Spices, such as cloves, have been used to flavour foods since ancient times. The Bible tells, in Genesis, how Joseph was sold into ‘the slavery of spice merchants’ by his brothers. There are frequent references to the use of clove oil in Roman literature, where it was used to mask body odours and for religious rituals. However, until the Middle Ages, the practice of using spices in the preparation of food was largely restricted to the Middle East. In these countries, cinnamon, black pepper, cloves, saffron, cassia and ginger were used by those wealthy enough to afford them.

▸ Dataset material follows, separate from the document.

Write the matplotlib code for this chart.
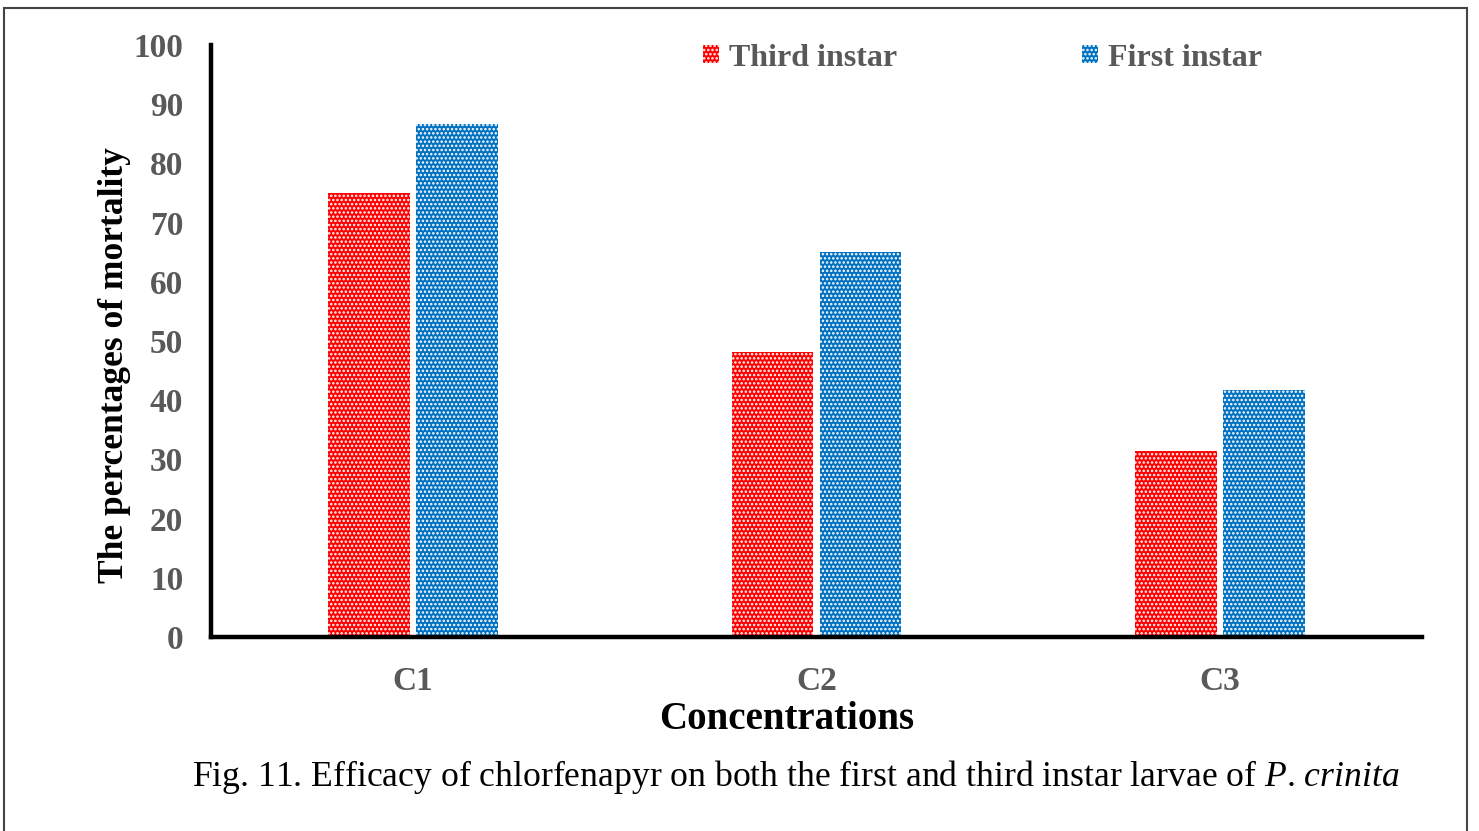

It is probable that the taste for these spices was brought to Europe by the Crusaders. At first they were used mainly by the rich merchants of France and Spain, but eventually their use spread to England. By the fifteenth century the demand for these spices had spread throughout the whole of northern Europe, although they were always too expensive to be used in everyday cooking. In spite of their cost, the demand for pepper, cinnamon, cloves, nutmeg and ginger was huge.

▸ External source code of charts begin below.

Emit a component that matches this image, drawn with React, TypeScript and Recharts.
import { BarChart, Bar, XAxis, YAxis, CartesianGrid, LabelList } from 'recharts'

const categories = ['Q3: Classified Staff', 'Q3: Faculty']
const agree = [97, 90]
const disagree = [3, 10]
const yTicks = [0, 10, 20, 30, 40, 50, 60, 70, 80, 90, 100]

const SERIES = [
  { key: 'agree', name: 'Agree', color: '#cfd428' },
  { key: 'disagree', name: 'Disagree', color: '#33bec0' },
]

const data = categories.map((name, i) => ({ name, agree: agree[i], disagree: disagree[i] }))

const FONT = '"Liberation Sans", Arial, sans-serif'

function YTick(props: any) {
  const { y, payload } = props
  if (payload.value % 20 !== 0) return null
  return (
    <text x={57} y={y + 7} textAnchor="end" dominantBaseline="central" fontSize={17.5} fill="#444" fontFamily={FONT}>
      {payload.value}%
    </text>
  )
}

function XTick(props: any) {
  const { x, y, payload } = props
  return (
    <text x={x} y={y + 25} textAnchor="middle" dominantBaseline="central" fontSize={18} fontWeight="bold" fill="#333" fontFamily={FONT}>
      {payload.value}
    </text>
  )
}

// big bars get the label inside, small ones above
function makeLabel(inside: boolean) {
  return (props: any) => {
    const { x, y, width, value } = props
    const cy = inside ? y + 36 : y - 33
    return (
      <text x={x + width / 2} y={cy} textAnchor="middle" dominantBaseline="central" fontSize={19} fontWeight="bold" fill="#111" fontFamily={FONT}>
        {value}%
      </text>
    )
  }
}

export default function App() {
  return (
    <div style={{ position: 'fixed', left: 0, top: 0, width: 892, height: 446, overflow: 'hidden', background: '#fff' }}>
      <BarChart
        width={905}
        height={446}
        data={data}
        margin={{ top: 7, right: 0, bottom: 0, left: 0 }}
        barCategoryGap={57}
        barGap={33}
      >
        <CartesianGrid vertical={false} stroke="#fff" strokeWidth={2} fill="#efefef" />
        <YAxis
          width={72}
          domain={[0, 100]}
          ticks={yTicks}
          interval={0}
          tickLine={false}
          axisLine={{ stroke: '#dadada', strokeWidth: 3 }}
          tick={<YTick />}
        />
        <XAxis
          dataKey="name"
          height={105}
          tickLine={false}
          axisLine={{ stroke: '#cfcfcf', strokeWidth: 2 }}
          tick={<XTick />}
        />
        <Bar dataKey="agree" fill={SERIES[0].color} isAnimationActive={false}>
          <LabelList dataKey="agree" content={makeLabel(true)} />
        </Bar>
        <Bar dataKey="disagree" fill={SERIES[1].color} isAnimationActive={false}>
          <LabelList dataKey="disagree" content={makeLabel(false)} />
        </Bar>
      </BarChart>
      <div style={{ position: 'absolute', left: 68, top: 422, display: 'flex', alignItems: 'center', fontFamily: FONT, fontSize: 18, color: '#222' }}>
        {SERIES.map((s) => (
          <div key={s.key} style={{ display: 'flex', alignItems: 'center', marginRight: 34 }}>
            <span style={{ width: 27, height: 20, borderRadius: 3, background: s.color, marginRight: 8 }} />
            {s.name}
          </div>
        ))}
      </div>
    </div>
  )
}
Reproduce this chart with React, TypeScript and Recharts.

By the end of the fifteenth century it was estimated that about 1,000 tons of pepper and 1,000 tons of other spices were imported into the Port of London each year. Pepper was widely used to disguise the flavour of meat from animals that had been slaughtered before the onset of winter and kept from going bad by salting and pickling. Without the addition of a spice the meat was invariably so salty that it had to be soaked in water to make it eatable.

So it was that, in the fifteenth and sixteenth centuries, shops selling pepper and other spices and merces were commonplace in the streets and alleys of towns such as London. The trade in pepper was so important that it led to the establishment, by Royal Charter, of the Company of Pepperers. It eventually became a part of the newly formed Grocers Company.

Unfortunately, by the second half of the fifteenth century, pepper was in short supply and the price had escalated, putting it out of reach of all but the very wealthy. Part of the increase in cost was due to a growth in demand, as it became more and more fashionable, but most of the price rise was due to the insecurity and expense of its transportation to England from the Orient and the Far East, where it was produced.

Almost all the spices came from the Moluccan (or Maluku) Islands of the East Indies – known as the Spice Islands – and from the southern coastal areas of India and Serendip (Sri Lanka). At its source in these countries a bale of pepper would cost less than one guinea (£1.05) but, by the time it reached the shops in London, it would sell for more than a hundred times that amount. This was due to the long and hazardous journey necessary to bring the spices to Europe.

Originally, most of the spices travelled by the Silk Route across Asia to Constantinople (Istanbul), but this route, largely exploited by the traders from the Republic of Venice, became increasingly difficult after the fall of Constantinople to the Ottoman Caliphate. The alternative route started in the Orient, where bales of spices were loaded onto boats and carried by Arab traders across the Red Sea. They then travelled overland to the ports of the Mediterranean, such as Alexandria. A large part of this land route was controlled by Arab warlords, who either extracted a toll or required a duty to be paid when goods passed through their lands.

There was a particularly sharp rise in the price of all the spices following the fall of Egypt to the Ottoman Empire in 1453. This gave them control of the all the Mediterranean ports of the Levant and Egypt. The problem was made worse because at this time the Ottoman Empire was at war with Catholic Europe.